While we appreciate this concern given the weakness of some of the effects, we believe that it is important to keep the univariate figure for a number of reasons.

First, all but one of the analyses are significant. Removing this figure because one of the effects does not reach statistical significance is not legitimate.

Second, we explicitly warn the reader both in the figure legend and in the main text that one of the univariate effects (letter/digit category) does not reach statistical significance after correction for multiple comparisons:

“Modelling neural activity as a function of our orthogonal stimulus properties yielded non-significant results for the decision variable of interest. […] The direct comparison between the sensitivity of the mass-univariate versus multivariate approaches are shown in Figure 2.”

Third, keeping the univariate analyses allows us to highlight the robustness and complementarity of the multivariate analyses. Specifically, MVPA over time clearly shows that letter/digit category can be decoded from ~150 ms after word onset, and MVPA over space clearly shows that this representation peaks around the visual word form area. These significant effects are compatible with the trend that we observed with univariate analyses.

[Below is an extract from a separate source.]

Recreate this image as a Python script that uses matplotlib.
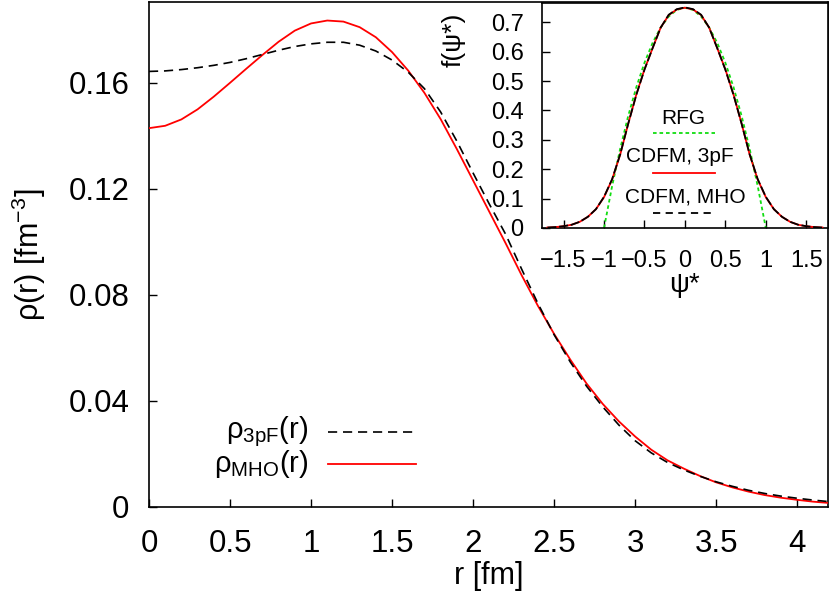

Fourth, the non-significant univariate trends actually correspond to the region of interest that we expected: i.e. the visual word form area (Dehaene and Cohen, 2011).

Together, these elements make us believe that the univariate figures should be present in the main text. We have, however, added the non-thresholded maps of p-values in supplementary materials for completeness purposes.

2) Related to comment 2 on statistics, the figures Figure 2—figure supplements 1 and 2 again are scaled; because the y-axis of all plots are scaled to the maximum of each plot.

We have now added a non-scaled version of Figure 2C in the supplementary materials, time locked to stimulus onset and response onset.